Hace unas semanas, un avión tuvo que hacer una parada imprevista en el aeropuerto de Sidney para desembarcar a un matrimonio que había montado un fenomenal altercado. ¿La causa? La señora en cuestión (de armas tomar, por lo visto) había usado el dedo del marido mientras este dormía plácidamente para desbloquear el móvil con su huella digital y leer sus wasaps, lo que la condujo inexorablemente al descubrimiento de su flagrante infidelidad. De la dimensión del cabreo de la moza da cumplida cuenta el hecho de que el comandante del avión tuviera que desembarcarlos, aun a costa de hacer una escala no programada, con la consiguiente incomodidad del resto de los pasajeros y el evidente perjuicio económico para la compañía aérea.

Esta anécdota ilustra, por lo demás, la progresiva implantación de la biometría como forma de certificar la identidad del usuario allí donde se requiere o precisa.

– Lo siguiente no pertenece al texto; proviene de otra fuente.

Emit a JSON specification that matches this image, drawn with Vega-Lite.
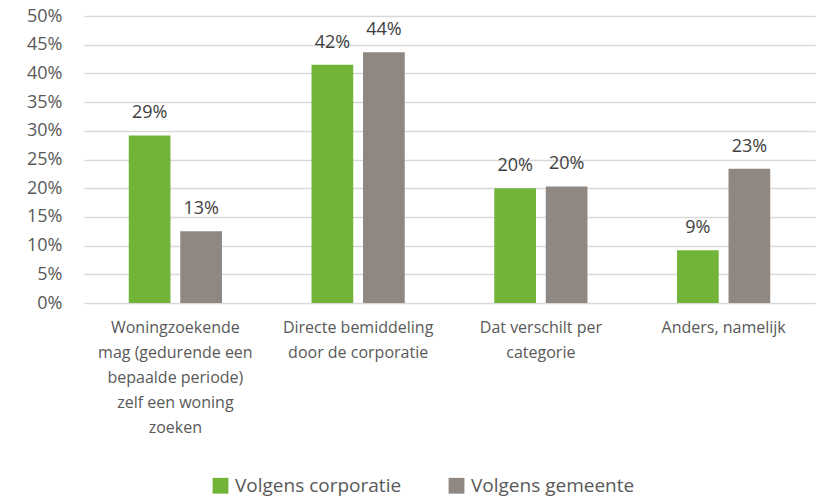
{
  "$schema": "https://vega.github.io/schema/vega-lite/v6.json",
  "width": 731,
  "height": 287,
  "autosize": {"type": "none"},
  "padding": {"left": 84, "top": 16, "right": 4, "bottom": 194},
  "background": "white",
  "config": {"view": {"stroke": null}, "font": "Open Sans"},
  "data": {"values": [
    {"cat": "Woningzoekende", "serie": "Volgens corporatie", "value": 0.292, "label": "29%"},
    {"cat": "Woningzoekende", "serie": "Volgens gemeente", "value": 0.125, "label": "13%"},
    {"cat": "Directe", "serie": "Volgens corporatie", "value": 0.415, "label": "42%"},
    {"cat": "Directe", "serie": "Volgens gemeente", "value": 0.437, "label": "44%"},
    {"cat": "Dat", "serie": "Volgens corporatie", "value": 0.200, "label": "20%"},
    {"cat": "Dat", "serie": "Volgens gemeente", "value": 0.203, "label": "20%"},
    {"cat": "Anders", "serie": "Volgens corporatie", "value": 0.092, "label": "9%"},
    {"cat": "Anders", "serie": "Volgens gemeente", "value": 0.234, "label": "23%"}
  ]},
  "encoding": {
    "x": {
      "field": "cat", "type": "nominal", "sort": null, "title": null,
      "scale": {"paddingInner": 0.49, "paddingOuter": 0.245},
      "axis": {
        "labelAngle": 0, "domain": false, "ticks": false, "labelPadding": 16,
        "labelFontSize": 16, "labelColor": "#595959", "labelLineHeight": 25,
        "labelLimit": 300, "labelBaseline": "top", "labelOverlap": false,
        "labelExpr": "datum.label == 'Woningzoekende' ? ['Woningzoekende', 'mag (gedurende een', 'bepaalde periode)', 'zelf een woning', 'zoeken'] : datum.label == 'Directe' ? ['Directe bemiddeling', 'door de corporatie'] : datum.label == 'Dat' ? ['Dat verschilt per', 'categorie'] : ['Anders, namelijk']"
      }
    },
    "xOffset": {"field": "serie", "type": "nominal", "scale": {"paddingInner": 0.19}},
    "y": {
      "field": "value", "type": "quantitative", "title": null,
      "scale": {"domain": [0, 0.5]},
      "axis": {
        "format": ".0%", "values": [0,0.05,0.1,0.15,0.2,0.25,0.3,0.35,0.4,0.45,0.5],
        "labelOverlap": false,
        "domain": false, "ticks": false, "labelPadding": 22,
        "labelFontSize": 18, "labelColor": "#595959",
        "gridColor": "#d9d9d9", "gridWidth": 1.3
      }
    },
    "color": {
      "field": "serie", "type": "nominal", "title": null,
      "scale": {"range": ["#71b438", "#8f8781"]},
      "legend": {
        "orient": "none", "legendX": 127, "legendY": 460, "direction": "horizontal",
        "symbolType": "square", "symbolSize": 250, "symbolStrokeWidth": 0,
        "labelFontSize": 19, "labelColor": "#595959", "columnPadding": 45, "labelOffset": 5,
        "labelLimit": 400
      }
    }
  },
  "layer": [
    {"mark": {"type": "bar"}},
    {
      "mark": {"type": "text", "dy": -17, "fontSize": 18, "color": "#404040", "baseline": "alphabetic"},
      "encoding": {"text": {"field": "label"}, "color": {"value": "#404040"}}
    }
  ]
}
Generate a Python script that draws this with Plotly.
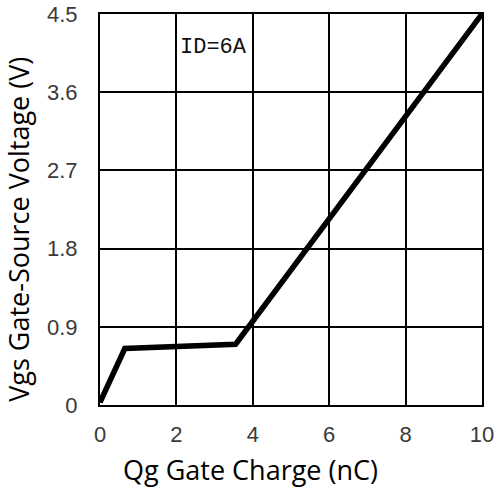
import plotly.graph_objects as go

qg = [0.0, 0.65, 3.55, 10.0]
vgs = [0.03, 0.65, 0.70, 4.5]
x_ticks = [0, 2, 4, 6, 8, 10]
y_ticks = [0, 0.9, 1.8, 2.7, 3.6, 4.5]
y_tick_text = ["0", "0.9", "1.8", "2.7", "3.6", "4.5"]

fig = go.Figure()
fig.add_trace(go.Scatter(x=qg, y=vgs, mode="lines",
                         line=dict(color="black", width=5.5), showlegend=False))

fig.add_annotation(x=2.05, y=4.12, text="ID=6A", showarrow=False, xanchor="left",
                   font=dict(family="Liberation Mono", size=22, color="#111"))

title_font = dict(family="Open Sans", size=27, color="black")
fig.add_annotation(xref="paper", yref="paper", x=0.393, y=-0.166,
                   text="Qg Gate Charge (nC)", showarrow=False,
                   xanchor="center", yanchor="middle", font=title_font)
fig.add_annotation(xref="paper", yref="paper", x=-0.212, y=0.448,
                   text="Vgs Gate-Source Voltage (V)", showarrow=False, textangle=-90,
                   xanchor="center", yanchor="middle", font=title_font)

axis_common = dict(showgrid=True, gridcolor="black", gridwidth=1.8,
                   showline=True, linecolor="black", linewidth=2, mirror=True,
                   zeroline=False, ticks="", automargin=False, ticklabeloverflow="allow",
                   tickfont=dict(family="Liberation Sans, Arial", size=22, color="#3a3a3a"))

fig.update_xaxes(range=[0, 10], tickvals=x_ticks, ticklabelstandoff=9, **axis_common)
fig.update_yaxes(range=[0, 4.5], tickvals=y_ticks, ticktext=y_tick_text,
                 ticklabelstandoff=16, **axis_common)

fig.update_layout(width=494, height=488, margin=dict(l=100, r=12, t=14, b=83),
                  plot_bgcolor="white", paper_bgcolor="white")
fig.write_html("out.html")
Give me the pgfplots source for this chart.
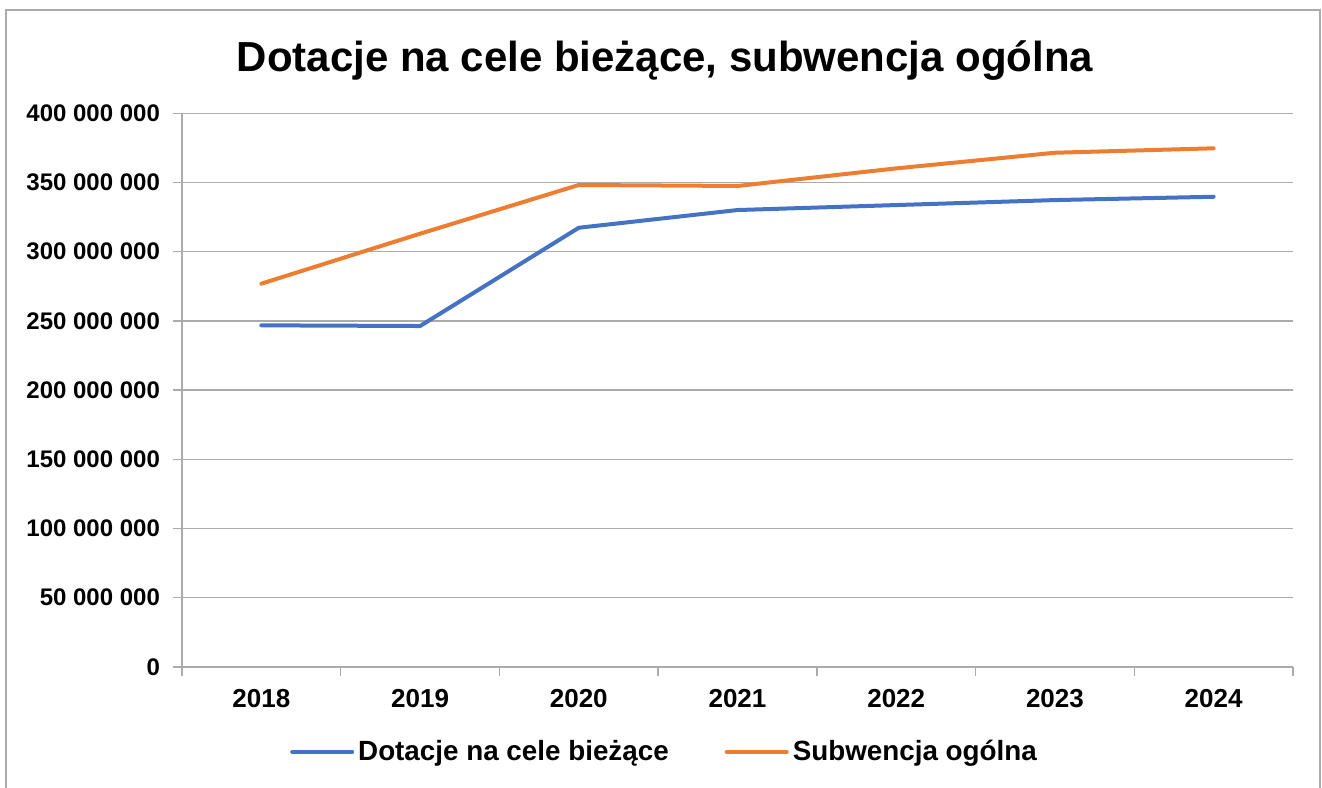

Una generalización que nos anuncia el fin del famoso y engorroso pin para acceder a los aparatos diversos, especialmente el móvil, que tan unidos se encuentran ahora a nuestro entorno cotidiano y a todas las cosas que hacemos desde que nos levantamos hasta que nos acostamos. Hace algunos años coincidí en un vuelo con un informático que se dirigía al Mobile Congress de Barcelona. Éste, un conversador ameno y muy bien pertrechado intelectualmente, me hablaba de que el órgano humano con mayor futuro para implantarse como instrumento de reconocimiento biométrico era nuestra mano. Por lo visto, al contrario de la huella digital, las venas y capilares que recorren nuestra mano requieren necesariamente de que el sujeto en cuestión se encuentre vivito y coleando.

Y es que en esos días se hablaba mucho de que la huella digital no era una forma segura de proteger nuestras claves, en la medida en que, como hemos visto en múltiples películas, lo de cortar el dedo a alguien viene a ser como coser y cantar para cualquier mafioso de tres al cuarto que se precie. El miedo irracional puede llegar a ser la mayor barrera del mundo para el progreso de la ciencia, como se ha puesto en evidencia en el caso de las centrales nucleares. Así que ya estaba claro por entonces que lo de la huella digital no iba a ser en absoluto la solución definitiva para el progreso de la biometría.

Sea con la huella digital, con el iris o con la palma de la mano, o en muchos casos con dos o tres de ellas al mismo tiempo según las exigencias de seguridad, la biometría ha llegado para quedarse y eliminar, esperemos que para siempre, la necesidad de recordar contraseñas, pines y preguntas de recuperación de cualquier tipo. Y puestos a apostar, yo apuesto por la cara o el llamado reconocimiento facial. Y ello por la sencilla razón de que la tecnología de reconocimiento facial es la que está avanzando con mayor rapidez de todas las relacionadas con la biometría, impulsada por los cuerpos de seguridad en busca del reconocimiento de los rostros de terroristas entre las multitud y también por parte de las redes sociales que están siempre a la búsqueda de aumentar los recursos de conectividad que promuevan y facilite la interacción entre sus mil millonarios usuarios.

Por lo demás, la capacidad de asegurar al cien por cien que tú eres tú, o que uno es uno, va a tener indudables ventajas para nuestra vida cotidiana e incluso, sin exagerar un ápice, para el futuro de la humanidad. El registro biométrico promovido por el Estado federal en la India, el llamado aadhaar, una palabra que en hindi significa base o fundación, abarca ya a más de ochocientos millones de ciudadanos, y está provocando una disminución brutal en los niveles de fraude y corrupción en la distribución de ayudas estatales de todo tipo, algo que beneficia especialmente a los más desfavorecidos, además de a los sufridos y nunca suficientemente expoliados contribuyentes. El acceso a la bancarización y a la información instantánea de los precios en los mercados de productos agrícolas y ganaderos a través del móvil constituye por lo demás la mejor esperanza de modernización en un continente tan atrasado y con una población tan ligada al sector primario y geográficamente dispersa como África.

Aunque en el mundo anglosajón le tengan tirria a todo lo que sea establecer de forma evidente e incontrovertible la identidad de un individuo, como si eso constituyera necesariamente un atentado contra su privacidad, está claro que pretender vivir con seguridad y comodidad en un mundo fuertemente entrelazado e interconectado con diez mil millones, exigen necesariamente un sistema de identificación fiable. Ser identificados no implica necesariamente quedar expuestos a la tiranía de la autoridad. La protección de nuestros derechos ciudadanos depende del entramado institucional, legal y social en el que nos movamos, y no en la posibilidad de ocultarnos de las autoridades. Así pues, bienvenidas sean las tecnologías biométricas, con permiso, eso sí, de las esposas y esposos cornudos.